The strategy of the moment calls for "organic growth," Jahnke says. The idea is to let the business expand naturally, rather than through any aggressive marketing initiatives. In the past, the company has dealt with rising inventory levels by offering additional discounts or free shipping. That resulted in greater activity, but it didn't contribute much to the bottom line.

Now, Sierra Trading Post is seeing single-digit growth with more profitable results. In addition, the company wants to do a better job of balancing out sales activity throughout the year. While it doesn't experience the huge Christmas-season peaks that typify many retail operations, sales do more than double in the fall. With moves such as the recent launching of an adventure catalog, Sierra Trading Post aims to boost volumes throughout the spring and summer. A recent surge of kayak sales indicates that it is already succeeding in that goal.

"It's a good exercise," says Jahnke. "It has produced some discipline. We're doing a really good job of servicing our customers." Within the fulfillment center, the company has managed to lower its error rate while shipping more product within 24 hours of an order. Adds Jahnke: "I think it's going to be a very good year for us."
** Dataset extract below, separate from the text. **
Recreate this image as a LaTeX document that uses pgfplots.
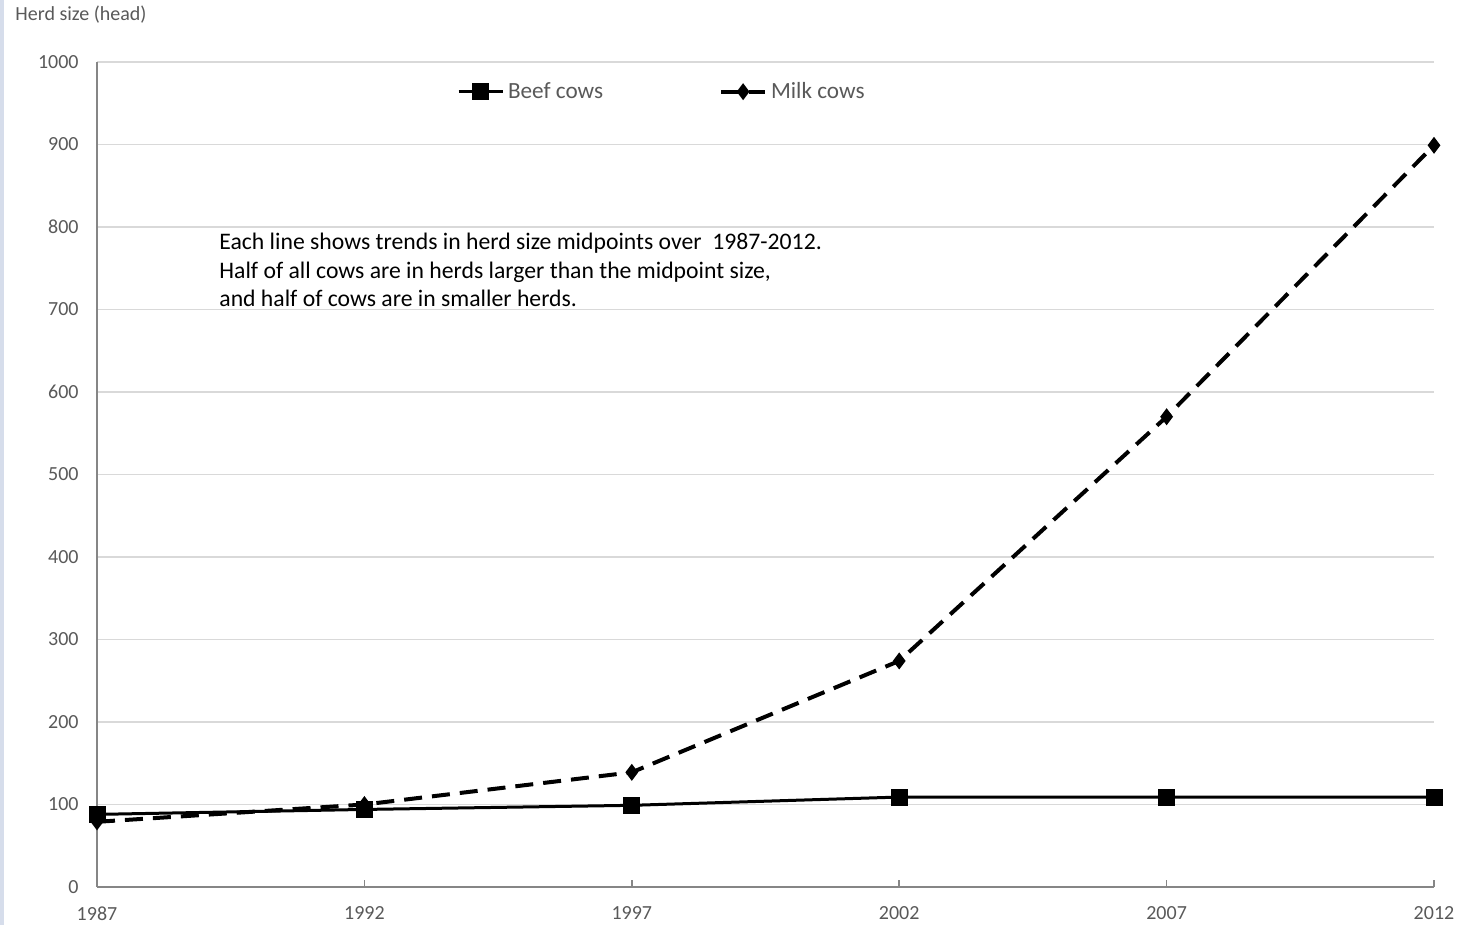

Sierra Trading Post At a Glance

The company: Sierra Trading Post, a seller of name-brand overstocks and closeout merchandise via the internet, catalogs and retail stores.
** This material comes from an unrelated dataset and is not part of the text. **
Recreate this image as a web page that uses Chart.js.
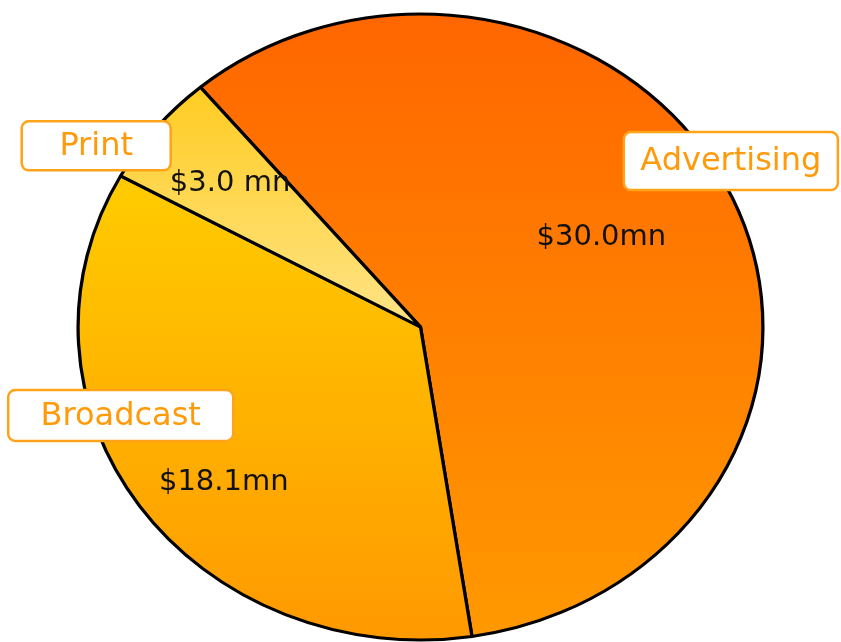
<!DOCTYPE html>
<html>
<head>
<meta charset="utf-8">
<script src="https://cdn.jsdelivr.net/npm/chart.js@4/dist/chart.umd.min.js"></script>
<style>
  html, body { margin: 0; background: #fff; }
  #wrap { width: 841px; height: 642px; }
</style>
</head>
<body>
<div id="wrap"><canvas id="chart"></canvas></div>
<script>
const categories = ["Advertising", "Broadcast", "Print"];
const revenue = [30.0, 18.1, 3.0];
const valueLabels = ["$30.0mn", "$18.1mn", "$3.0 mn"];
const topColors = ["#FF6600", "#FFCC00", "#FFCC22"];
const bottomColors = ["#FF9900", "#FF9900", "#FFE488"];

const PIE_RADIUS = 313;
const STRETCH_X = 1.094; // pie is drawn a little wider than tall
const START_DEG = -40;

// where labels sit: angle offset from the slice middle (deg), fraction of radius
const valuePlace = [
  { da: -4, rf: 0.6 },
  { da: -6, rf: 0.76 },
  { da: 0, rf: 0.72 },
];
const namePlace = [
  { da: -6, rf: 1.05, w: 214, h: 58 },
  { da: 17, rf: 0.92, w: 225, h: 51 },
  { da: -8, rf: 1.11, w: 149, h: 49 },
];

function sliceGradient(c) {
  const chart = c.chart;
  const area = chart.chartArea;
  const i = c.dataIndex;
  if (!area) return topColors[i];
  const total = revenue.reduce((a, b) => a + b, 0);
  let a0 = ((START_DEG - 90) * Math.PI) / 180;
  for (let k = 0; k < i; k++) a0 += (revenue[k] / total) * 2 * Math.PI;
  const a1 = a0 + (revenue[i] / total) * 2 * Math.PI;
  const cy = (area.top + area.bottom) / 2;
  const ys = [cy, cy + PIE_RADIUS * Math.sin(a0), cy + PIE_RADIUS * Math.sin(a1)];
  [-Math.PI / 2, Math.PI / 2, (3 * Math.PI) / 2].forEach((q) => {
    if (q > a0 && q < a1) ys.push(cy + PIE_RADIUS * Math.sin(q));
  });
  const g = chart.ctx.createLinearGradient(0, Math.min(...ys), 0, Math.max(...ys));
  g.addColorStop(0, topColors[i]);
  g.addColorStop(1, bottomColors[i]);
  return g;
}

const stretchPie = {
  id: "stretchPie",
  beforeDatasetsDraw(chart) {
    const area = chart.chartArea;
    const cx = (area.left + area.right) / 2;
    const ctx = chart.ctx;
    ctx.save();
    ctx.translate(cx, 0);
    ctx.scale(STRETCH_X, 1);
    ctx.translate(-cx, 0);
  },
  afterDatasetsDraw(chart) {
    const ctx = chart.ctx;
    ctx.restore();

    const arcs = chart.getDatasetMeta(0).data;
    const spot = (arc, p) => {
      const { x, y, startAngle, endAngle, outerRadius } = arc.getProps(
        ["x", "y", "startAngle", "endAngle", "outerRadius"], true);
      const a = (startAngle + endAngle) / 2 + (p.da * Math.PI) / 180;
      return {
        x: x + STRETCH_X * p.rf * outerRadius * Math.cos(a),
        y: y + p.rf * outerRadius * Math.sin(a),
      };
    };

    ctx.save();
    ctx.textAlign = "center";
    ctx.textBaseline = "middle";

    // values inside the slices
    ctx.font = "29px 'DejaVu Sans'";
    ctx.fillStyle = "#111";
    arcs.forEach((arc, i) => {
      const pt = spot(arc, valuePlace[i]);
      ctx.fillText(valueLabels[i], pt.x, pt.y);
    });

    // category name boxes
    ctx.font = "32px 'DejaVu Sans'";
    arcs.forEach((arc, i) => {
      const p = namePlace[i];
      const pt = spot(arc, p);
      ctx.beginPath();
      ctx.roundRect(pt.x - p.w / 2, pt.y - p.h / 2, p.w, p.h, 7);
      ctx.fillStyle = "#fff";
      ctx.fill();
      ctx.lineWidth = 2.5;
      ctx.strokeStyle = "#FFA31A";
      ctx.stroke();
      ctx.fillStyle = "#FF9A0A";
      ctx.fillText(categories[i], pt.x, pt.y + 1);
    });
    ctx.restore();
  },
};

new Chart(document.getElementById("chart"), {
  type: "pie",
  data: {
    labels: categories,
    datasets: [
      {
        data: revenue,
        backgroundColor: sliceGradient,
        borderColor: "#000",
        borderWidth: 3,
        clip: false,
      },
    ],
  },
  options: {
    responsive: true,
    maintainAspectRatio: false,
    devicePixelRatio: 1,
    animation: false,
    rotation: START_DEG,
    radius: PIE_RADIUS,
    layout: { padding: { top: 12, bottom: 0, left: 0, right: 0 } },
    plugins: {
      legend: { display: false },
      tooltip: { enabled: false },
    },
  },
  plugins: [stretchPie],
});
</script>
</body>
</html>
Headquarters: Cheyenne, Wyo.

Top executive: Keith Richardson, founder and owner. Started the business in Sparks, Nev., in 1986.

Number of employees: Around 650

Financial results: Privately held; not disclosed.

Supply chain: Includes a 348,000-square-foot fulfillment center in Cheyenne, Wyo., two customer call centers in Cheyenne and Cody, Wyo., and four retail stores in Cheyenne, Cody, Reno, Nev., and Meridian, Idaho.

Supply chain challenge: Creating a warehouse system that can accommodate an ever-changing mix of products while ensuring the shipment of merchandise within 24 hours of ordering.